• Given task
Of all the lines in the data below, how many contain "pixels"? Report that number alone.
>> Begin Provided material
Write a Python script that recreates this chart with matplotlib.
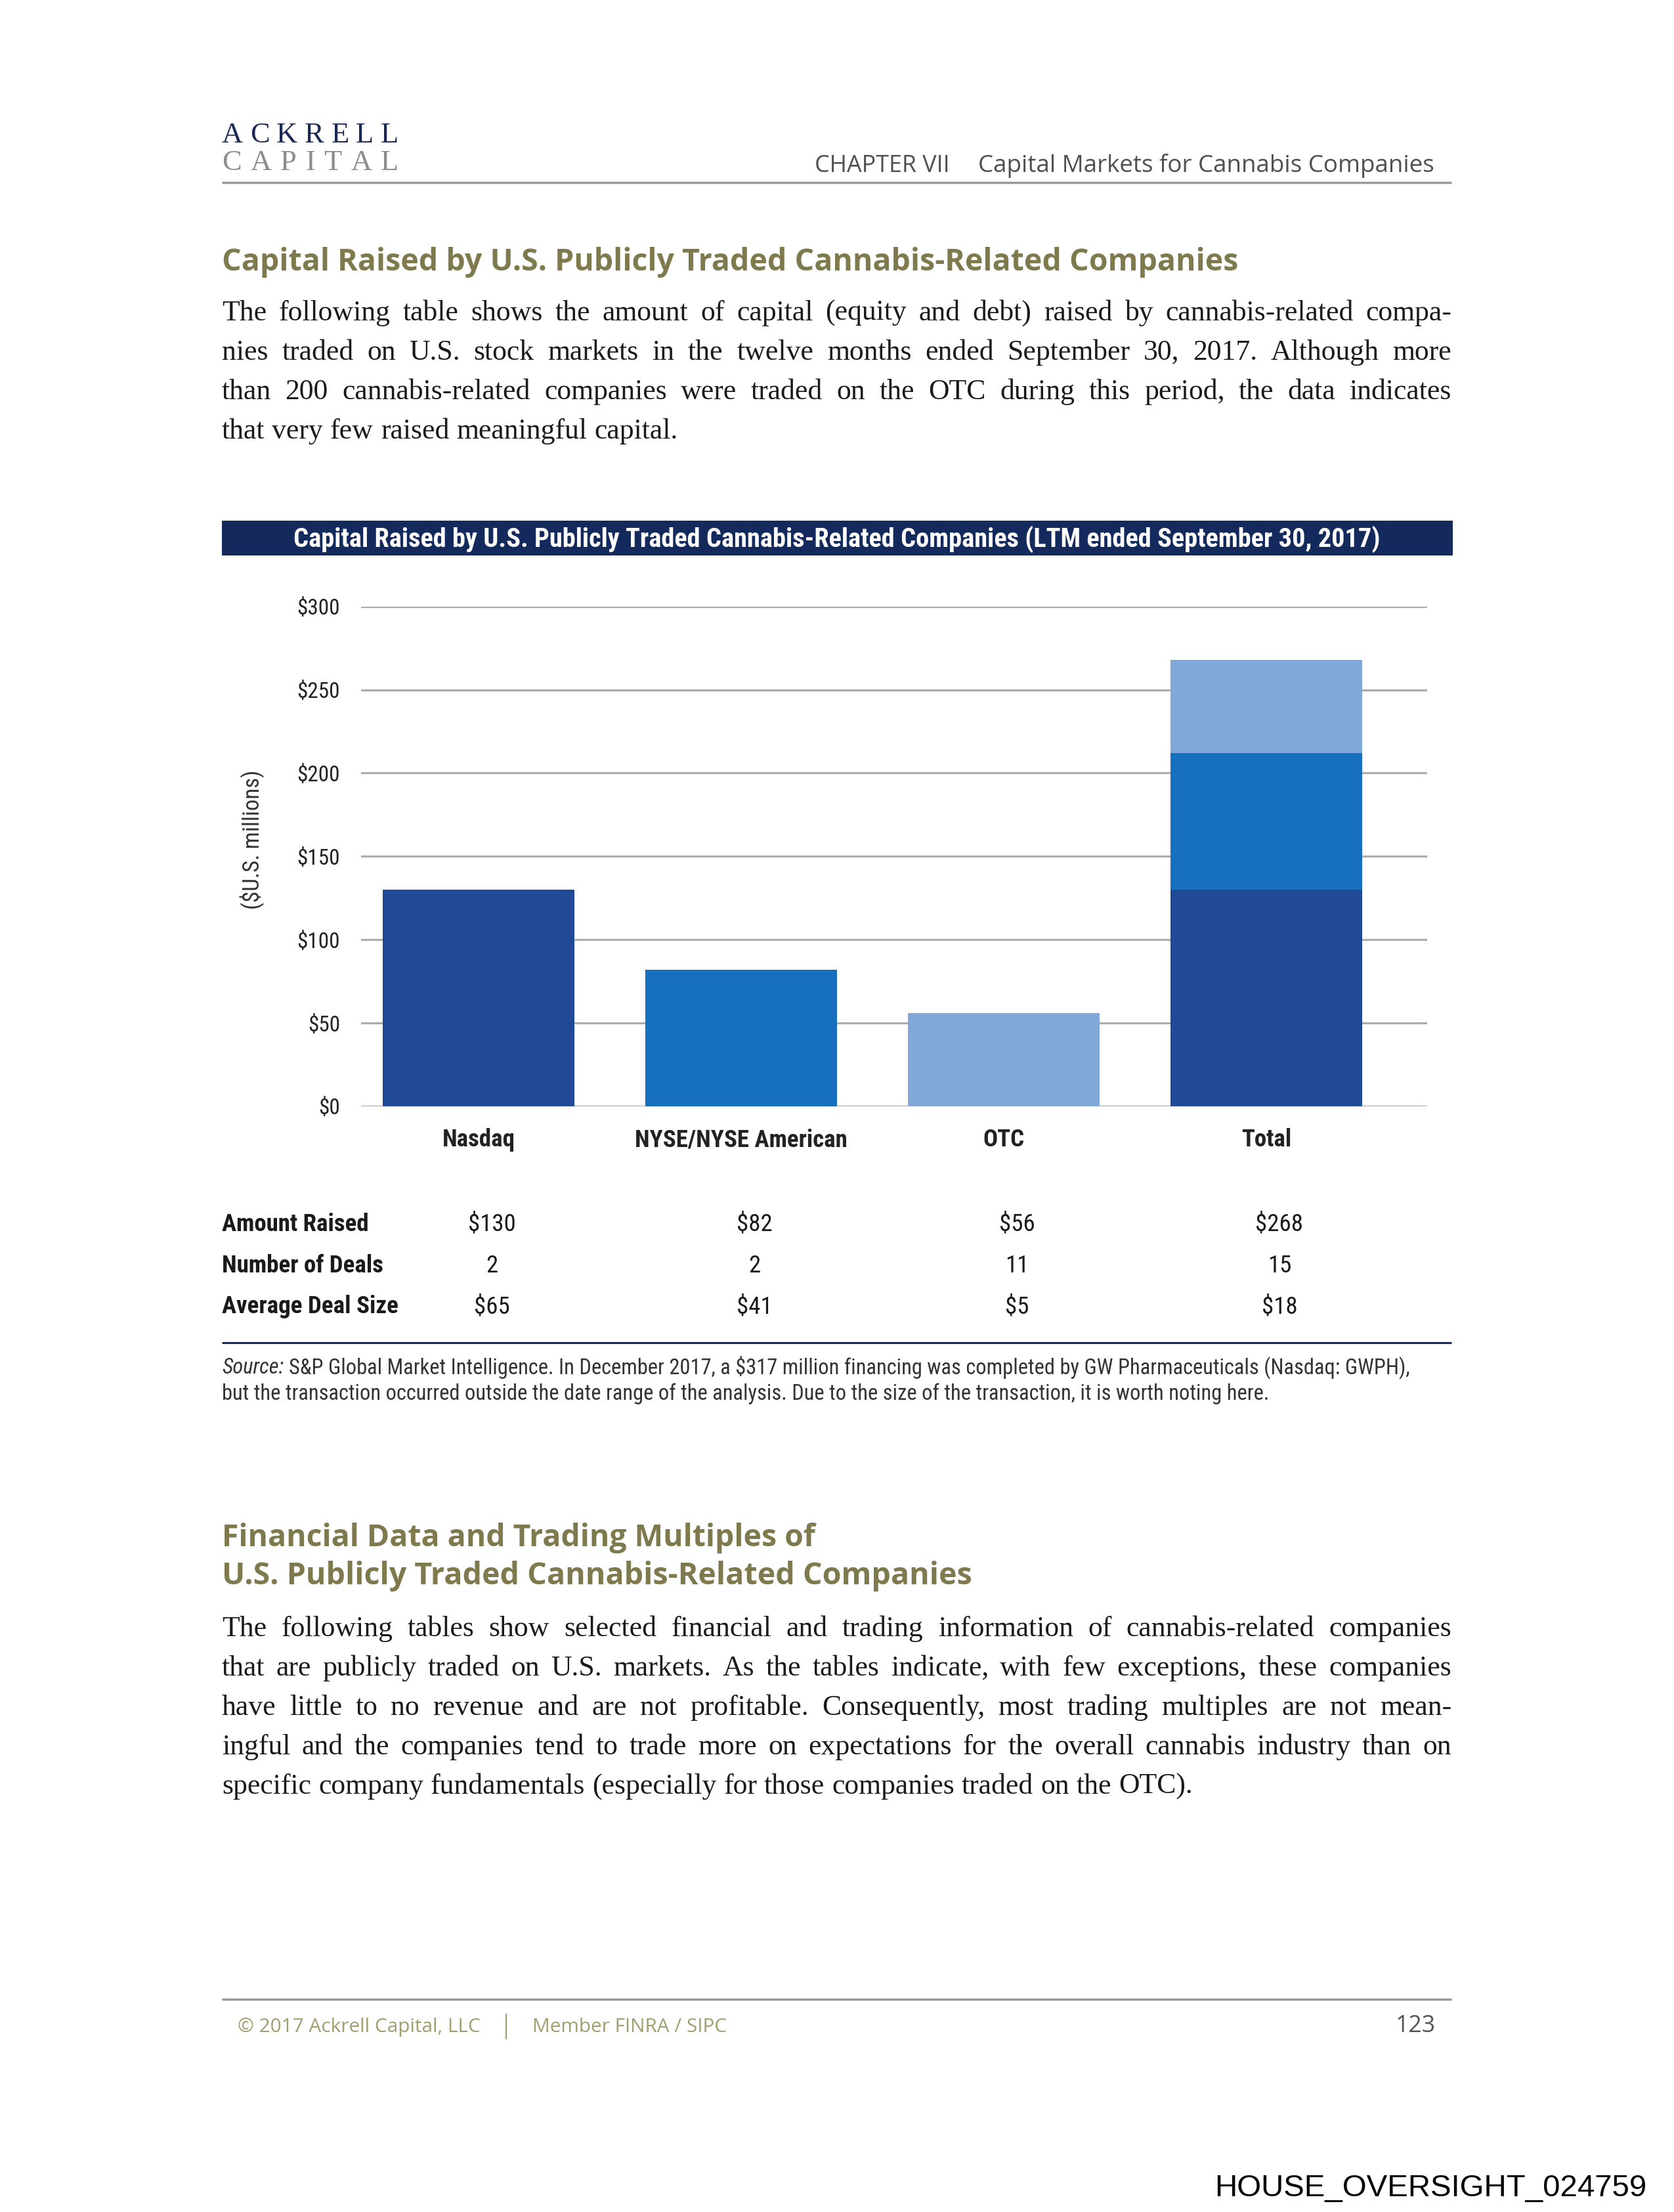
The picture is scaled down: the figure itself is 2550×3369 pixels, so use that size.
import matplotlib
matplotlib.use("Agg")
import matplotlib.pyplot as plt
import numpy as np
from matplotlib import font_manager
from matplotlib.lines import Line2D
from matplotlib.patches import Rectangle
from matplotlib.transforms import blended_transform_factory


W, H = 2550, 3369
DPI = 100

# Chart data ($ millions, LTM ended September 30, 2017)
categories = ["Nasdaq", "NYSE/NYSE American", "OTC", "Total"]
exchange_amounts = [130, 82, 56]  # the Total bar is stacked from these
amount_raised = [130, 82, 56, 268]
number_of_deals = [2, 2, 11, 15]
average_deal_size = [65, 41, 5, 18]
row_labels = ["Amount Raised", "Number of Deals", "Average Deal Size"]
y_ticks = [0, 50, 100, 150, 200, 250, 300]

bar_colors = ["#204A96", "#1670BD", "#80A8D8"]
navy = "#152A5C"
olive = "#7E7A4E"
footer_olive = "#A29E70"

# The chart uses a narrow sans (Arial Narrow); take one if the box has it.
installed = {f.name for f in font_manager.fontManager.ttflist}
narrow = next((name for name in ["Liberation Sans Narrow", "Arial Narrow",
                                  "Nimbus Sans Narrow", "Roboto Condensed"]
               if name in installed), None)
chart_font = [narrow, "Liberation Sans", "DejaVu Sans"] if narrow else ["Liberation Sans", "DejaVu Sans"]
boost = 1.0 if narrow else 1.1  # regular width font: a bit larger to get the height back

page_sans = ["Open Sans", "DejaVu Sans"]
page_serif = ["Liberation Serif", "DejaVu Serif"]

chart_title = ("Capital Raised by U.S. Publicly Traded Cannabis-Related Companies "
               "(LTM ended September 30, 2017)")
heading_1 = "Capital Raised by U.S. Publicly Traded Cannabis-Related Companies"
heading_2 = ["Financial Data and Trading Multiples of",
             "U.S. Publicly Traded Cannabis-Related Companies"]
paragraph_1 = [
    "The following table shows the amount of capital (equity and debt) raised by cannabis-related compa-",
    "nies traded on U.S. stock markets in the twelve months ended September 30, 2017. Although more",
    "than 200 cannabis-related companies were traded on the OTC during this period, the data indicates",
    "that very few raised meaningful capital.",
]
paragraph_2 = [
    "The following tables show selected financial and trading information of cannabis-related companies",
    "that are publicly traded on U.S. markets. As the tables indicate, with few exceptions, these companies",
    "have little to no revenue and are not profitable. Consequently, most trading multiples are not mean-",
    "ingful and the companies tend to trade more on expectations for the overall cannabis industry than on",
    "specific company fundamentals (especially for those companies traded on the OTC).",
]
source_line_1 = ("S&P Global Market Intelligence. In December 2017, a \\$317 million financing "
                 "was completed by GW Pharmaceuticals (Nasdaq: GWPH),")
source_line_2 = ("but the transaction occurred outside the date range of the analysis. "
                 "Due to the size of the transaction, it is worth noting here.")


fig = plt.figure(figsize=(W / DPI, H / DPI), dpi=DPI)
fig.patch.set_facecolor("white")
renderer = fig.canvas.get_renderer()


def fx(px):
    return px / W


def fy(py):
    return 1 - py / H


def text_width(t):
    return t.get_window_extent(renderer).width


# Draw a string and scale its font so that it spans x0..x1 (pixels).
def fit_text(s, x0, x1, y, size, ha="left", **kw):
    x = {"left": x0, "center": (x0 + x1) / 2, "right": x1}[ha]
    t = fig.text(fx(x), fy(y), s, fontsize=size, ha=ha, va="baseline", **kw)
    t.set_fontsize(size * (x1 - x0) / text_width(t))
    return t


# Place the pieces one by one; with justify=True they fill x0..x1 exactly.
def spread_words(words, x0, x1, y, size, justify=True, **kw):
    texts = [fig.text(0, fy(y), w, fontsize=size, va="baseline", **kw) for w in words]
    widths = [text_width(t) for t in texts]
    if justify and len(words) > 1:
        gap = (x1 - x0 - sum(widths)) / (len(words) - 1)
    else:
        gap = size * DPI / 72 * 0.25
    x = x0
    for t, w in zip(texts, widths):
        t.set_x(fx(x))
        x += w + gap


def hline(x0, x1, y, color, lw):
    fig.add_artist(Line2D([fx(x0), fx(x1)], [fy(y), fy(y)], color=color, lw=lw,
                          solid_capstyle="butt"))


# ---- page header ----
spread_words(list("ACKRELL"), 338, 607, 217, 32, family=page_serif, color="#1B2A55")
spread_words(list("CAPITAL"), 338, 607, 259, 32, family=page_serif, color="#8C8C8C")
fit_text("CHAPTER VII", 1241, 1447, 262, 26, family=page_sans, color="#505050")
fit_text("Capital Markets for Cannabis Companies", 1490, 2187, 262, 26,
         family=page_sans, color="#505050")
hline(338, 2211, 278, "#999999", 2.5)

# ---- first section text ----
fit_text(heading_1, 338, 1884, 412, 30, family=page_sans, fontweight="bold", color=olive)
for i, line in enumerate(paragraph_1):
    spread_words(line.split(" "), 338, 2211, 488 + i * 60, 31.5,
                 justify=(i < len(paragraph_1) - 1), family=page_serif, color="#1A1A1A")

# ---- chart title bar ----
fig.add_artist(Rectangle((fx(338), fy(846)), fx(2213) - fx(338), (846 - 793) / H,
                         transform=fig.transFigure, color=navy, lw=0))
fit_text(chart_title, 447, 2102, 833, 28, ha="center", family=chart_font,
         fontweight="bold", color="white")

# ---- bar chart ----
ax = fig.add_axes([fx(550), fy(1685), fx(2174) - fx(550), (1685 - 923.7) / H])
x = np.arange(len(categories))
bar_width = 0.73
for i, amount in enumerate(exchange_amounts):
    ax.bar(x[i], amount, width=bar_width, color=bar_colors[i], lw=0, zorder=2)
bottoms = np.concatenate([[0], np.cumsum(exchange_amounts)[:-1]])
ax.bar([x[3]] * len(exchange_amounts), exchange_amounts, bottom=bottoms,
       width=bar_width, color=bar_colors, lw=0, zorder=2)

ax.set_xlim(-0.4475, 3.6125)
ax.set_ylim(0, 300)
ax.set_yticks(y_ticks)
ax.set_yticklabels([f"\\${v}" for v in y_ticks])
ax.set_xticks(x)
ax.set_xticklabels(categories)
ax.grid(axis="y", color="#ADADAD", lw=2.3)
ax.set_axisbelow(True)
for spine in ax.spines.values():
    spine.set_visible(False)

# table label size decides the other chart text sizes
probe = fit_text(row_labels[0], 338, 562, 1875, 26, family=chart_font, fontweight="bold",
                 color="#1A1A1A")
table_size = probe.get_fontsize() * boost
probe.set_fontsize(table_size)

ax.tick_params(axis="both", length=0)
ax.tick_params(axis="y", pad=23, labelsize=table_size * 0.9, labelcolor="#222222")
ax.tick_params(axis="x", pad=24, labelsize=table_size, labelcolor="#222222")
for label in ax.get_yticklabels():
    label.set_fontfamily(chart_font)
for label in ax.get_xticklabels():
    label.set_fontfamily(chart_font)
    label.set_fontweight("bold")

ax.set_ylabel("(\\$U.S. millions)", fontsize=table_size * 0.95, family=chart_font,
              color="#333333", va="center")
ax.yaxis.set_label_coords((384 - 550) / (2174 - 550), (1685 - 1279) / (1685 - 923.7))

# ---- table under the chart ----
row_values = [
    [f"\\${v}" for v in amount_raised],
    [str(v) for v in number_of_deals],
    [f"\\${v}" for v in average_deal_size],
]
row_baselines = [1875, 1938, 2000]
table_tr = blended_transform_factory(ax.transData, fig.transFigure)
for r, (label, values) in enumerate(zip(row_labels, row_values)):
    if r > 0:
        fig.text(fx(338), fy(row_baselines[r]), label, fontsize=table_size,
                 family=chart_font, fontweight="bold", color="#1A1A1A", va="baseline")
    for i, v in enumerate(values):
        fig.text(x[i] + 0.05, fy(row_baselines[r]), v, transform=table_tr,
                 fontsize=table_size, family=chart_font, color="#1A1A1A",
                 ha="center", va="baseline")

hline(338, 2211, 2045, "#1B2A55", 2.2)

# ---- source note ----
src2 = fit_text(source_line_2, 338, 1932, 2132, 21, family=chart_font, color="#333333")
src_size = src2.get_fontsize()
src_label = fig.text(fx(338), fy(2092), "Source:", fontsize=src_size, family=chart_font,
                     style="italic", color="#333333", va="baseline")
label_w = text_width(src_label) + src_size * DPI / 72 * 0.25
fig.text(fx(338 + label_w), fy(2092), source_line_1, fontsize=src_size, family=chart_font,
         color="#333333", va="baseline")

# ---- second section text ----
fit_text(heading_2[0], 338, 1241, 2355, 30, family=page_sans, fontweight="bold", color=olive)
fit_text(heading_2[1], 338, 1480, 2413, 30, family=page_sans, fontweight="bold", color=olive)
for i, line in enumerate(paragraph_2):
    spread_words(line.split(" "), 338, 2211, 2492 + i * 60, 31.5,
                 justify=(i < len(paragraph_2) - 1), family=page_serif, color="#1A1A1A")

# ---- footer ----
hline(338, 2211, 3045, "#999999", 2.5)
fit_text("\u00a9 2017 Ackrell Capital, LLC", 362, 732, 3095, 20, family=page_sans,
         color=footer_olive)
fig.add_artist(Line2D([fx(771), fx(771)], [fy(3068), fy(3105)], color=footer_olive, lw=1.6))
fit_text("Member FINRA / SIPC", 811, 1108, 3095, 20, family=page_sans, color=footer_olive)
fit_text("123", 2126, 2187, 3095, 20, ha="right", family=page_sans, color="#555555")

fit_text("HOUSE_OVERSIGHT_024759", 1850, 2508, 3345, 33, family=["Liberation Sans", "DejaVu Sans"],
         color="black")

fig.savefig("out.png", dpi=DPI, facecolor="white")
>> End Provided material
• Output below
2